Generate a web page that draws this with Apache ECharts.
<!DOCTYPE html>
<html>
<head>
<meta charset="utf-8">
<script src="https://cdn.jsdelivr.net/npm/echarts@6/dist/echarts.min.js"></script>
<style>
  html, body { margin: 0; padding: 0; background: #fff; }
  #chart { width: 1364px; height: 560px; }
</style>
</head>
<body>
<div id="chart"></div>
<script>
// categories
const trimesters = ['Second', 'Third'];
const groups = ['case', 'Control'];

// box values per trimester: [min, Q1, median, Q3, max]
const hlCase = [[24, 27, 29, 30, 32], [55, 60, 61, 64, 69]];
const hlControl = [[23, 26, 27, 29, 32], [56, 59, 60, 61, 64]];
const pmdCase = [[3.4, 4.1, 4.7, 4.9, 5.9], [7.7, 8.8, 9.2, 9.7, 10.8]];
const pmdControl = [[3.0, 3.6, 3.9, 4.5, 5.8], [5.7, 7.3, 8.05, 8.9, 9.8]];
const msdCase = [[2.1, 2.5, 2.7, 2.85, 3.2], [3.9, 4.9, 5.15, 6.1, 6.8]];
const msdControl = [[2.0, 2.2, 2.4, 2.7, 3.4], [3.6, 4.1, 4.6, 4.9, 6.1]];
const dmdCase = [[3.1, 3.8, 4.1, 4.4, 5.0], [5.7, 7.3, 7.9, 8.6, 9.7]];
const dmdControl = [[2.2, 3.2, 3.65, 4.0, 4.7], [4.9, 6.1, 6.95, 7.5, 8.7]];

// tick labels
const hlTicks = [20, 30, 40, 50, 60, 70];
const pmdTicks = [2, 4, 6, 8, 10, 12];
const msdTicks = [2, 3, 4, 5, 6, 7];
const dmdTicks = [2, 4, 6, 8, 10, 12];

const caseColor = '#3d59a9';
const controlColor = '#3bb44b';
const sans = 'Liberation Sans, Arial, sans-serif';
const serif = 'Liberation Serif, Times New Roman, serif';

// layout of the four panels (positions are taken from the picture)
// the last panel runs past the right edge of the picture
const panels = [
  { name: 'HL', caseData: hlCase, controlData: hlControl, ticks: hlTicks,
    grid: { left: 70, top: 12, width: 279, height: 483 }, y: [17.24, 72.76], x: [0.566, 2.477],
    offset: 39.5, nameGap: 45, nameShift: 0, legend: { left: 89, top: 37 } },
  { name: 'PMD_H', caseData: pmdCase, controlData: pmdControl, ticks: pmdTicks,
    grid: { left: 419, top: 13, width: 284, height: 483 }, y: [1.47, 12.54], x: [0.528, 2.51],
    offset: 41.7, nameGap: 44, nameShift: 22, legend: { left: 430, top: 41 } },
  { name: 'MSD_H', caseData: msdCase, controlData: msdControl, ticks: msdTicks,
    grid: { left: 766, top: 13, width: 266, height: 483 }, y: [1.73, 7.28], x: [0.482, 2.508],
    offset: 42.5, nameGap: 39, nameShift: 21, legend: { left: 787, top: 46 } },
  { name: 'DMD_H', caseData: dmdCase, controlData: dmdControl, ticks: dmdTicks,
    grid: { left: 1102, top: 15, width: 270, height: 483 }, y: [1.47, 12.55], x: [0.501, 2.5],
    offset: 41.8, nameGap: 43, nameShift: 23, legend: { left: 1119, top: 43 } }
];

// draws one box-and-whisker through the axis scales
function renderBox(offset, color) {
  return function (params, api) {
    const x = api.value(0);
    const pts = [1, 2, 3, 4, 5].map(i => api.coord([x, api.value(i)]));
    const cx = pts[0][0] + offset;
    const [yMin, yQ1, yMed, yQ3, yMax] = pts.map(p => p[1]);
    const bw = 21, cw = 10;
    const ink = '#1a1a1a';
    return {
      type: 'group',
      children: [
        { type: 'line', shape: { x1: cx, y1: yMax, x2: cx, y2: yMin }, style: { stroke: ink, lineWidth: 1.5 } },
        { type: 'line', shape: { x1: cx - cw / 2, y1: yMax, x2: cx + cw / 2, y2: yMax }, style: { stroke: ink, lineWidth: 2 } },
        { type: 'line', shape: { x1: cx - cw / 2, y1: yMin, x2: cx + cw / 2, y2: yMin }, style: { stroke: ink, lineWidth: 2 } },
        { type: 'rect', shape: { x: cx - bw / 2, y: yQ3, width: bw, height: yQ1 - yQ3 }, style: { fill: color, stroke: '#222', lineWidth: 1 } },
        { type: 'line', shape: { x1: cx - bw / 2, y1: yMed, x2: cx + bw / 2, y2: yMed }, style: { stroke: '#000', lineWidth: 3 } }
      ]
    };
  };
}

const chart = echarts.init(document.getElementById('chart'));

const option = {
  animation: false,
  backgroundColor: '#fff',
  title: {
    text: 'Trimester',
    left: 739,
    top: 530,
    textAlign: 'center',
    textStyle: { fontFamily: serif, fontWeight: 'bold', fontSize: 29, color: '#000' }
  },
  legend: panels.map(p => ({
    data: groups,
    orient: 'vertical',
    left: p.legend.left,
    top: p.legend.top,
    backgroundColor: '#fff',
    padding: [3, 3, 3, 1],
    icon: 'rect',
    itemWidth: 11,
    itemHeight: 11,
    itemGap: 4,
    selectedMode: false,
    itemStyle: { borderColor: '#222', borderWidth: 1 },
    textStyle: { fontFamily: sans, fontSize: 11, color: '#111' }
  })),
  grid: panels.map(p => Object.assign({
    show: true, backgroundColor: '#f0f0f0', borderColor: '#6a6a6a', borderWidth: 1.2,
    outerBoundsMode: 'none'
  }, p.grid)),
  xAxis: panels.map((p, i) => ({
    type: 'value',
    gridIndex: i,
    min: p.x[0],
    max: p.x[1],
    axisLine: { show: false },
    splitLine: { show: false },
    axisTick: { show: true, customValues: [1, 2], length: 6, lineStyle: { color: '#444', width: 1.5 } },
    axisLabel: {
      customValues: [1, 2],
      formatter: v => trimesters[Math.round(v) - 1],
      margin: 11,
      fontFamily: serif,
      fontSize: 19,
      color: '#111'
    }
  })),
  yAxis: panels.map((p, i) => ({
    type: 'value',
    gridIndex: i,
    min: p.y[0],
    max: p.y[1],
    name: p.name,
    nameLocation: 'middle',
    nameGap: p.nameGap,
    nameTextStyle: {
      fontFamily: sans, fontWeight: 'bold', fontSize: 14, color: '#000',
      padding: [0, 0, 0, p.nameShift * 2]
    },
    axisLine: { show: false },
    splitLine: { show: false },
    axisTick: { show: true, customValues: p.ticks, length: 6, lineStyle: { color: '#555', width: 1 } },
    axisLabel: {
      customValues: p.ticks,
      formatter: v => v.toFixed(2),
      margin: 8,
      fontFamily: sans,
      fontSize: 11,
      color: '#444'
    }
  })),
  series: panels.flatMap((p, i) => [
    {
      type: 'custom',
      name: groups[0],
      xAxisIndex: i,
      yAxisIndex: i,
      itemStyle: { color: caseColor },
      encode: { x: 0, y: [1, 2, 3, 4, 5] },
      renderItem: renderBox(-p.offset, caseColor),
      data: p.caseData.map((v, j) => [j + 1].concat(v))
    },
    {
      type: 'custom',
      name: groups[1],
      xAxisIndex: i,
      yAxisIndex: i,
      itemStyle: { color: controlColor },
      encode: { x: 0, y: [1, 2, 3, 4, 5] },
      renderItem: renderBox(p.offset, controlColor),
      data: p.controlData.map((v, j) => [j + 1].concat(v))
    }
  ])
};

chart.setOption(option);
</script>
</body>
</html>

_Short exercise_: Begin with the first line of the listing and copy exactly through the line that contains "const serif = 'Liberation", please, keeping both ends and leaving out everything after.

_Finished exercise_:
Generate a web page that draws this with Apache ECharts.
<!DOCTYPE html>
<html>
<head>
<meta charset="utf-8">
<script src="https://cdn.jsdelivr.net/npm/echarts@6/dist/echarts.min.js"></script>
<style>
  html, body { margin: 0; padding: 0; background: #fff; }
  #chart { width: 1364px; height: 560px; }
</style>
</head>
<body>
<div id="chart"></div>
<script>
// categories
const trimesters = ['Second', 'Third'];
const groups = ['case', 'Control'];

// box values per trimester: [min, Q1, median, Q3, max]
const hlCase = [[24, 27, 29, 30, 32], [55, 60, 61, 64, 69]];
const hlControl = [[23, 26, 27, 29, 32], [56, 59, 60, 61, 64]];
const pmdCase = [[3.4, 4.1, 4.7, 4.9, 5.9], [7.7, 8.8, 9.2, 9.7, 10.8]];
const pmdControl = [[3.0, 3.6, 3.9, 4.5, 5.8], [5.7, 7.3, 8.05, 8.9, 9.8]];
const msdCase = [[2.1, 2.5, 2.7, 2.85, 3.2], [3.9, 4.9, 5.15, 6.1, 6.8]];
const msdControl = [[2.0, 2.2, 2.4, 2.7, 3.4], [3.6, 4.1, 4.6, 4.9, 6.1]];
const dmdCase = [[3.1, 3.8, 4.1, 4.4, 5.0], [5.7, 7.3, 7.9, 8.6, 9.7]];
const dmdControl = [[2.2, 3.2, 3.65, 4.0, 4.7], [4.9, 6.1, 6.95, 7.5, 8.7]];

// tick labels
const hlTicks = [20, 30, 40, 50, 60, 70];
const pmdTicks = [2, 4, 6, 8, 10, 12];
const msdTicks = [2, 3, 4, 5, 6, 7];
const dmdTicks = [2, 4, 6, 8, 10, 12];

const caseColor = '#3d59a9';
const controlColor = '#3bb44b';
const sans = 'Liberation Sans, Arial, sans-serif';
const serif = 'Liberation Serif, Times New Roman, serif';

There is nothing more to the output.